- _Set task_
Start at the line containing "Write a web" and stop at the line containing "const conicalEH = [6.9, 6.0, 6.0, 6.6, 7.0, 9.0, 9.1, 10.3];"; copy those lines exactly, both ends included, and no others.

- _Provided records_

↓↓↓

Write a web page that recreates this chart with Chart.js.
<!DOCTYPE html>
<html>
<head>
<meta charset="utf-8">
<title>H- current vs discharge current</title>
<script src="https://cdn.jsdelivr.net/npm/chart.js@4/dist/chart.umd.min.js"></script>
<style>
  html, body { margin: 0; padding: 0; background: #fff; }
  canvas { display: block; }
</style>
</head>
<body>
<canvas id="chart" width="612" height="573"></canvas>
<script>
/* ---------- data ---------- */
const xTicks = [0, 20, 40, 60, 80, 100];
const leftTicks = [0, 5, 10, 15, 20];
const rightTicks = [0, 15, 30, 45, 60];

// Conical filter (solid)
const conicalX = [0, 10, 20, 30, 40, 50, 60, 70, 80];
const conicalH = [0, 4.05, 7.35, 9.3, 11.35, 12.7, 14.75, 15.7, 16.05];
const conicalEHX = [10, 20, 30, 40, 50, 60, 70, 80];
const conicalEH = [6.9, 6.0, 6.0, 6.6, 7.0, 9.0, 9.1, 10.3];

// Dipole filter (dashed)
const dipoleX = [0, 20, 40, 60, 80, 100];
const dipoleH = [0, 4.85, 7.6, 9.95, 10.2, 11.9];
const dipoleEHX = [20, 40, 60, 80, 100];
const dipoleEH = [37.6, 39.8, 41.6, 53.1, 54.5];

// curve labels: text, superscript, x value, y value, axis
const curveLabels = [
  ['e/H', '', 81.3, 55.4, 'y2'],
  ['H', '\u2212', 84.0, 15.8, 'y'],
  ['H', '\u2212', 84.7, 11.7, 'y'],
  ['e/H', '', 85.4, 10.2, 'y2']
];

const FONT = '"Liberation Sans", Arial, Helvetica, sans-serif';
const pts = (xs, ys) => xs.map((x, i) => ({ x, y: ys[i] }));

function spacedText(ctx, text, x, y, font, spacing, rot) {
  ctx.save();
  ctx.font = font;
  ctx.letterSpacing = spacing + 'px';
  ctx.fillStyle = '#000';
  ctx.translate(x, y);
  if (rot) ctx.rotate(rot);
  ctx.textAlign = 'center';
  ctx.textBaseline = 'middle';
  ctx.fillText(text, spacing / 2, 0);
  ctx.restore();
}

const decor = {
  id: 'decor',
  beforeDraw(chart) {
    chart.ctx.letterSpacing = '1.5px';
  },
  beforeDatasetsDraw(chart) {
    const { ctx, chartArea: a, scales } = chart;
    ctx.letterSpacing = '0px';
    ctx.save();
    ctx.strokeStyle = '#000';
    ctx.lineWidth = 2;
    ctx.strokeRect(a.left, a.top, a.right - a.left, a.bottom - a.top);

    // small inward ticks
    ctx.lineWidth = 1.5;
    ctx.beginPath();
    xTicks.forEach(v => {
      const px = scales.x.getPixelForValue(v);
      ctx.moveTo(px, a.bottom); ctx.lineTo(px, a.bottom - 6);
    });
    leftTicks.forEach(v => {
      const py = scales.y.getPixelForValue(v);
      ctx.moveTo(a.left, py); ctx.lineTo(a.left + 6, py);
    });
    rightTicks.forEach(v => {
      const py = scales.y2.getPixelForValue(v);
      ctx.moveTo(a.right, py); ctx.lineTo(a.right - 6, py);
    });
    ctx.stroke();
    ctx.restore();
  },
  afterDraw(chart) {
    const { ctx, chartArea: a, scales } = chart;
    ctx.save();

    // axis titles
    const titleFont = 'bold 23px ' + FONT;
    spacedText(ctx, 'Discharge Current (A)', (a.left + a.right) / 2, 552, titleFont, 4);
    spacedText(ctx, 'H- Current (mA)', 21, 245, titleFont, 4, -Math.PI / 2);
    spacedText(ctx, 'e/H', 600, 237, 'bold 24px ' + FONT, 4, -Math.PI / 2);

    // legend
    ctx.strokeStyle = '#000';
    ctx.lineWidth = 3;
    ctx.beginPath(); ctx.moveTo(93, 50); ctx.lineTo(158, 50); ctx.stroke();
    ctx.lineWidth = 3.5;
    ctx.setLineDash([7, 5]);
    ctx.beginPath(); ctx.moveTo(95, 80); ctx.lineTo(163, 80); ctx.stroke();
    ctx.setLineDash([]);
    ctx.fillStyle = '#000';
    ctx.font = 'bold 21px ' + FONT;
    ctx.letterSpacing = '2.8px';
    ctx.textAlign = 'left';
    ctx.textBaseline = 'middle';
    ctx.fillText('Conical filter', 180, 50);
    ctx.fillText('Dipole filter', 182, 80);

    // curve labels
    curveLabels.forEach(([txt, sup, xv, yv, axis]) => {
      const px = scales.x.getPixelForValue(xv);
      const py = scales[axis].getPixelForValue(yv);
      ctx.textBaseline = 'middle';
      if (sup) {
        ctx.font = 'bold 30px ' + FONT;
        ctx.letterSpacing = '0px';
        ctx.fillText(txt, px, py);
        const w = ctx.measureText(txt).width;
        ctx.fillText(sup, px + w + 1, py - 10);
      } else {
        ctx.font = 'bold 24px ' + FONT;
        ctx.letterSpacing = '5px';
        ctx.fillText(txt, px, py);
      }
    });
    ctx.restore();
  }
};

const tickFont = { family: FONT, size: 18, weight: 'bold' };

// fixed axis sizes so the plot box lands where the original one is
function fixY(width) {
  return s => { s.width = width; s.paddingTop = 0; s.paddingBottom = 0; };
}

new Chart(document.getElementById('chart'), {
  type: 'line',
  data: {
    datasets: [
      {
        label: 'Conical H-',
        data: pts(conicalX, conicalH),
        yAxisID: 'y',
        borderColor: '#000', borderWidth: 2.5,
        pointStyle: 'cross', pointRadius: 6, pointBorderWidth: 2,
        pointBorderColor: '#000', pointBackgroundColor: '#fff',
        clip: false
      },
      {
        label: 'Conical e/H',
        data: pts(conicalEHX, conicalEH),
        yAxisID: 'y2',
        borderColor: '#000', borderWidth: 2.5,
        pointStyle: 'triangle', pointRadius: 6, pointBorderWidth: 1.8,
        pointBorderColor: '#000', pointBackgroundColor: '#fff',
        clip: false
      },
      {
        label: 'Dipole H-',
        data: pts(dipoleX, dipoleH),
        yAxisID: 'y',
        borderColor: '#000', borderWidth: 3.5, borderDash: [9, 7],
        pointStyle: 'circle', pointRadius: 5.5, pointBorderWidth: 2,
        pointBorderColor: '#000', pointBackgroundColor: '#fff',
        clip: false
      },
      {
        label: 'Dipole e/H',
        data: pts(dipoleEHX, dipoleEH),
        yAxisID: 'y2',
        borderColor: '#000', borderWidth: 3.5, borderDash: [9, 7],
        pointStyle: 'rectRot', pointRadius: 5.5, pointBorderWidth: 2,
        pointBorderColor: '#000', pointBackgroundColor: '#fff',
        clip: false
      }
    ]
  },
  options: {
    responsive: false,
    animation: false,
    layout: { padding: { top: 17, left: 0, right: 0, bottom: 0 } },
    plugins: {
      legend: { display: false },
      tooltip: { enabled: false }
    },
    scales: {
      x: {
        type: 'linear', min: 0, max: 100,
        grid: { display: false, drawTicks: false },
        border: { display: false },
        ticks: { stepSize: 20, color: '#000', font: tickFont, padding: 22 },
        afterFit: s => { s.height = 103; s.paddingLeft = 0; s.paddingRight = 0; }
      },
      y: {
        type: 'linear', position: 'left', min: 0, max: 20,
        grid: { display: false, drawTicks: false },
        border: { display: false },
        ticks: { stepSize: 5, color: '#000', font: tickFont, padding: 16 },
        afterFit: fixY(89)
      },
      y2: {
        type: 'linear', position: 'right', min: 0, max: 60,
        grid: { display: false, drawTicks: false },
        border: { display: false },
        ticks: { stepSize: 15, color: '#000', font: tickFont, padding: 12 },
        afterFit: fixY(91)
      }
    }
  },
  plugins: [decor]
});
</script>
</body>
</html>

↑↑↑
↓↓↓

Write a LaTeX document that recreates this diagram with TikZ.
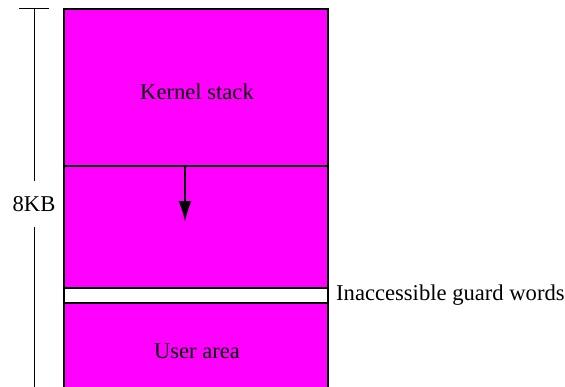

↑↑↑

- _Written response_
Write a web page that recreates this chart with Chart.js.
<!DOCTYPE html>
<html>
<head>
<meta charset="utf-8">
<title>H- current vs discharge current</title>
<script src="https://cdn.jsdelivr.net/npm/chart.js@4/dist/chart.umd.min.js"></script>
<style>
  html, body { margin: 0; padding: 0; background: #fff; }
  canvas { display: block; }
</style>
</head>
<body>
<canvas id="chart" width="612" height="573"></canvas>
<script>
/* ---------- data ---------- */
const xTicks = [0, 20, 40, 60, 80, 100];
const leftTicks = [0, 5, 10, 15, 20];
const rightTicks = [0, 15, 30, 45, 60];

// Conical filter (solid)
const conicalX = [0, 10, 20, 30, 40, 50, 60, 70, 80];
const conicalH = [0, 4.05, 7.35, 9.3, 11.35, 12.7, 14.75, 15.7, 16.05];
const conicalEHX = [10, 20, 30, 40, 50, 60, 70, 80];
const conicalEH = [6.9, 6.0, 6.0, 6.6, 7.0, 9.0, 9.1, 10.3];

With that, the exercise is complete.